The other saying is equally apropos. She asserts firmly that “a lesson taught with humor is one that is retained.” During lectures on serious topics such as the current state of American sexual education, she delivers one-liners with gusto.
“There are some women who like cunnilingus, for him to go down on her,” she said during her “Women’s Health” lecture. “And there are some men who think its dark down there.”
As a preeminent sex educator, Dr. Ruth seems unorthodox. Her short stature is coupled with a sharp German accent that lend her words a guttural harshness. She is unwaveringly positive and upbeat, but, as a consequence of her having been orphaned at the age of 10, she is continually haunted by the Holocaust.
Dr. Ruth owns a clock that plays a tune by Haydn which she loves. It is a song written in 1797 that was appropriated by Hitler and the Third Reich as the national anthem of Nazi Germany (the words were changed). She said she keeps the clock on principle, declaring that she would not allow Hitler to steal anything else from her. Still, she said, she is often reluctant to hear the piece.
“The Nazis are not going to take away that melody of Haydn from me,” she said. “But it is a problem. I’m sad at the same time — For me the Holocaust will never recede.”
The path from orphan to celebrity was not a smooth or quick one. At the age of 16, the diminutive Westheimer joined the Haganah, the Jewish freedom fighters who battled to help establish Israel’s independence. She was wounded, badly, in the legs.
After studying in Paris at the Sorbonne and later teaching kindergarten, she arrived in the United States in 1956, where she began her investigations of family dynamics. She received a doctorate of education in the Interdisciplinary Study of the Family from Columbia University Teachers College in 1970, when she was 43.
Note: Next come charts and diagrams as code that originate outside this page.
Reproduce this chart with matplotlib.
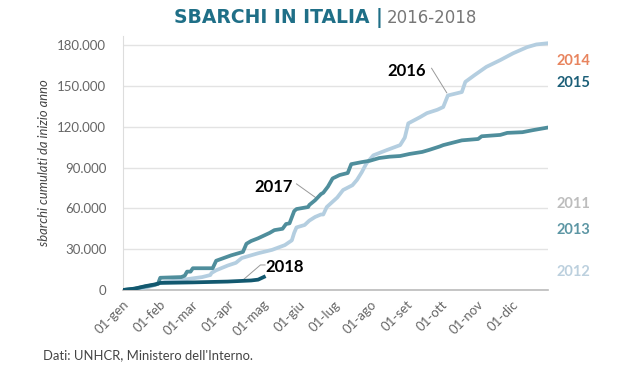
import numpy as np
import matplotlib.pyplot as plt

plt.rcParams['font.family'] = ['Lato', 'DejaVu Sans']

# cumulative landings, (day of year, value)
day_2016 = [0, 15, 25, 31, 36, 50, 68, 75, 76, 80, 90, 97, 102, 116, 128, 139, 145, 147, 149,
            156, 160, 165, 170, 172, 175, 184, 189, 197, 201, 205, 209, 215, 227, 238, 242,
            245, 255, 261, 270, 275, 279, 291, 294, 302, 312, 324, 335, 347, 355, 365]
val_2016 = [0, 800, 3000, 5000, 6000, 7400, 9500, 11000, 12500, 14500, 18000, 20000, 23500,
            27000, 29500, 33000, 36500, 42000, 46000, 47800, 51000, 53700, 55500, 55500, 61000,
            68000, 73500, 77000, 81000, 86500, 93000, 99000, 103000, 106500, 112000, 122500,
            127000, 130000, 132500, 134500, 143000, 145500, 153000, 158000, 164000, 169000,
            174000, 178500, 180500, 181400]

day_2017 = [0, 10, 19, 28, 30, 32, 50, 53, 55, 58, 60, 77, 80, 93, 103, 106, 110, 116, 126,
            130, 137, 140, 143, 147, 149, 159, 160, 165, 170, 172, 176, 180, 186, 193, 196,
            199, 205, 212, 220, 229, 238, 246, 257, 263, 272, 275, 291, 305, 308, 324, 330,
            343, 352, 364]
val_2017 = [0, 1000, 2500, 4000, 4500, 9000, 9500, 10500, 13500, 13500, 16000, 16000, 21500,
            25500, 28000, 34000, 36000, 38000, 42000, 44000, 45000, 48500, 49000, 58000, 59500,
            61000, 62500, 66000, 70500, 71500, 76000, 82000, 84500, 86000, 92500, 93000, 94000,
            95000, 97000, 98000, 98500, 100000, 101500, 103000, 105500, 106500, 110000, 111000,
            113000, 114000, 115500, 116000, 117500, 119300]

day_2018 = [0, 10, 19, 28, 32, 60, 90, 110, 116, 121]
val_2018 = [0, 1000, 2800, 4200, 5200, 5600, 6200, 7000, 7600, 9600]

month_starts = [0, 31, 59, 90, 120, 151, 181, 212, 243, 273, 304, 334]
month_labels = ['01-gen', '01-feb', '01-mar', '01-apr', '01-mag', '01-giu',
                '01-lug', '01-ago', '01-set', '01-ott', '01-nov', '01-dic']
y_ticks = [0, 30000, 60000, 90000, 120000, 150000, 180000]

side_years = ['2014', '2015', '2011', '2013', '2012']
side_vals = [168000, 152500, 63500, 44000, 13000]
side_colors = ['#e8845e', '#1c5f78', '#bdbdbd', '#5c96a4', '#bcd0de']

c16, c17, c18 = '#b4cee0', '#4f8e9c', '#12586f'

fig = plt.figure(figsize=(6.42, 3.74), dpi=100)
ax = fig.add_axes([0.1916, 0.2246, 0.662, 0.6802])

ax.plot(day_2016, val_2016, color=c16, lw=2.7, solid_joinstyle='round', zorder=3)
ax.plot(day_2017, val_2017, color=c17, lw=2.7, solid_joinstyle='round', zorder=4)
ax.plot(day_2018, val_2018, color=c18, lw=2.7, solid_joinstyle='round', zorder=5)

ax.set_xlim(0, 365)
ax.set_ylim(0, 187000)
ax.set_yticks(y_ticks)
ax.set_yticklabels([f'{v:,}'.replace(',', '.') for v in y_ticks])
ax.set_xticks(month_starts)
ax.set_xticklabels(month_labels, rotation=45, ha='right', rotation_mode='anchor')
ax.tick_params(length=0, colors='#666666', labelsize=9.5)
ax.tick_params(axis='x', pad=6)
ax.tick_params(axis='y', pad=12)
ax.grid(axis='y', color='#e3e3e3', lw=1)
ax.set_axisbelow(True)
for s in ['top', 'right']:
    ax.spines[s].set_visible(False)
ax.spines['left'].set_color('#dddddd')
ax.spines['bottom'].set_color('#bbbbbb')
ax.spines['bottom'].set_linewidth(1.2)
ax.set_ylabel('sbarchi cumulati da inizio anno', style='italic', color='#444444',
              fontsize=9.4, labelpad=5)

# labels for the drawn years
ax.text(244, 161000, '2016', ha='center', va='center', fontsize=12, fontweight='bold')
ax.plot([265, 278], [163000, 145000], color='#999999', lw=0.7)
ax.text(129, 75700, '2017', ha='center', va='center', fontsize=12, fontweight='bold')
ax.plot([149, 166], [78000, 67600], color='#999999', lw=0.7)
ax.text(139, 17000, '2018', ha='center', va='center', fontsize=12, fontweight='bold')
ax.plot([122, 118, 102], [18400, 18400, 6600], color='#999999', lw=0.7)

# other years, only listed at the side
for yr, v, c in zip(side_years, side_vals, side_colors):
    ax.text(372, v, yr, color=c, fontsize=10.5, fontweight='bold', va='center',
            clip_on=False)

fig.text(0.5966, 0.952, 'SBARCHI IN ITALIA |', color='#1f6f87', fontsize=13.5,
         fontweight='bold', ha='right', va='center', family='DejaVu Sans')
fig.text(0.603, 0.952, '2016-2018', color='#777777', fontsize=12,
         ha='left', va='center', family='DejaVu Sans')
fig.text(0.067, 0.05, "Dati: UNHCR, Ministero dell'Interno.", color='#444444',
         fontsize=9.4, ha='left', va='center')

fig.savefig('out.png', dpi=100)
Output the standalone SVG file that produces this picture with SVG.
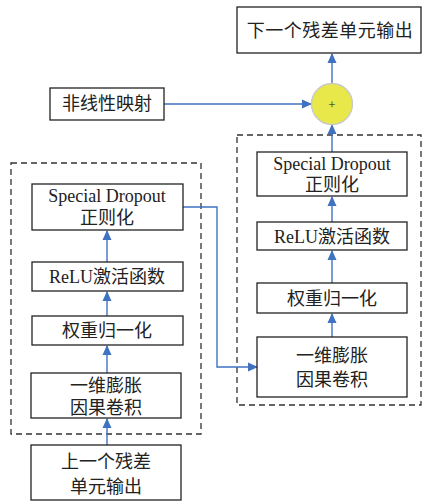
<svg xmlns="http://www.w3.org/2000/svg" width="422" height="501" viewBox="0 0 422 501">
<defs>
<marker id="ah" markerWidth="10" markerHeight="10" refX="9" refY="5" orient="auto" markerUnits="userSpaceOnUse">
<path d="M0,0.5 L10,5 L0,9.5 Z" fill="#3f72c0"/>
</marker>
<style>
.box{fill:#fff;stroke:#222;stroke-width:1.3}
.dash{fill:none;stroke:#333;stroke-width:1.3;stroke-dasharray:6,4}
.t{font-family:"Liberation Serif","Noto Sans CJK SC",serif;font-size:18px;fill:#222;text-anchor:middle}
.c{fill:none;stroke:#3f72c0;stroke-width:1.4;marker-end:url(#ah)}
</style>
</defs>
<rect width="422" height="501" fill="#fff"/>
<g id="groups">
<rect class="dash" x="11" y="163" width="190" height="271"/>
<rect class="dash" x="237" y="135" width="184" height="270"/>
</g>
<g id="connectors">
<line class="c" x1="332" y1="83" x2="332" y2="54"/>
<line class="c" x1="164" y1="104" x2="311" y2="104"/>
<line class="c" x1="332" y1="152" x2="332" y2="125"/>
<line class="c" x1="332" y1="222" x2="332" y2="197"/>
<line class="c" x1="332" y1="283" x2="332" y2="251"/>
<line class="c" x1="332" y1="337" x2="332" y2="314"/>
<line class="c" x1="107" y1="262" x2="107" y2="231"/>
<line class="c" x1="107" y1="316" x2="107" y2="292"/>
<line class="c" x1="107" y1="373" x2="107" y2="346"/>
<line class="c" x1="107" y1="445" x2="107" y2="419"/>
<polyline class="c" points="183,207 217,207 217,367 257,367"/>
</g>
<g id="out"><rect class="box" x="237" y="7" width="184" height="46"/><text class="t" x="330" y="37" letter-spacing="0.5">下一个残差单元输出</text></g>
<g id="sum"><circle cx="332" cy="104" r="20.5" fill="#e8e84a" stroke="#c8c8c8" stroke-width="1.3"/><text class="t" x="332" y="109" style="font-size:13px">+</text></g>
<g id="nonlin"><rect class="box" x="50" y="88" width="114" height="32"/><text class="t" x="107" y="110">非线性映射</text></g>
<g id="r_drop"><rect class="box" x="257" y="152" width="150" height="44"/><text class="t" x="332" y="170">Special Dropout</text><text class="t" x="332" y="191">正则化</text></g>
<g id="r_relu"><rect class="box" x="257" y="222" width="150" height="28"/><text class="t" x="332" y="243">ReLU激活函数</text></g>
<g id="r_wn"><rect class="box" x="257" y="283" width="150" height="30"/><text class="t" x="332" y="305">权重归一化</text></g>
<g id="r_conv"><rect class="box" x="257" y="337" width="150" height="60"/><text class="t" x="332" y="362">一维膨胀</text><text class="t" x="332" y="386">因果卷积</text></g>
<g id="l_drop"><rect class="box" x="32" y="184" width="151" height="46"/><text class="t" x="107" y="202">Special Dropout</text><text class="t" x="107" y="224">正则化</text></g>
<g id="l_relu"><rect class="box" x="32" y="262" width="151" height="29"/><text class="t" x="107" y="283">ReLU激活函数</text></g>
<g id="l_wn"><rect class="box" x="32" y="316" width="151" height="29"/><text class="t" x="107" y="337">权重归一化</text></g>
<g id="l_conv"><rect class="box" x="31" y="373" width="150" height="45"/><text class="t" x="106" y="392">一维膨胀</text><text class="t" x="106" y="414">因果卷积</text></g>
<g id="in"><rect class="box" x="31" y="445" width="150" height="55"/><text class="t" x="106" y="468">上一个残差</text><text class="t" x="106" y="493">单元输出</text></g>
</svg>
The Dr. Ruth that America — and much of the world — recognizes did not begin her career until she was in her fifties. In 1980, she was hired to host a taped, 15-minute radio program in which she answered listeners’ questions about sex and the family. The Dr. Ruth phenomenon exploded from there.
Though Web sites offer sound clips of Dr. Ruth saying certain irresistible words in her trademark accent, such as “pimp” and “scrotum,” she maintains that being provocative is wholly different from being scandalous. If her status as a short Jewish grandmother with a German accent allows more people to hear what she has to say, then so much the better.
At 27 books and 450 television shows and counting, Dr. Ruth is nowhere near retirement (“God forbid”). She has been working on a manuscript about herpes, which she hopes to publish soon. And though she decided recently to give up water skiing, Dr. Ruth says she has a new task — finding a companion (she has been married three times and is a widow).
And of course, she said, she has tried the body wash.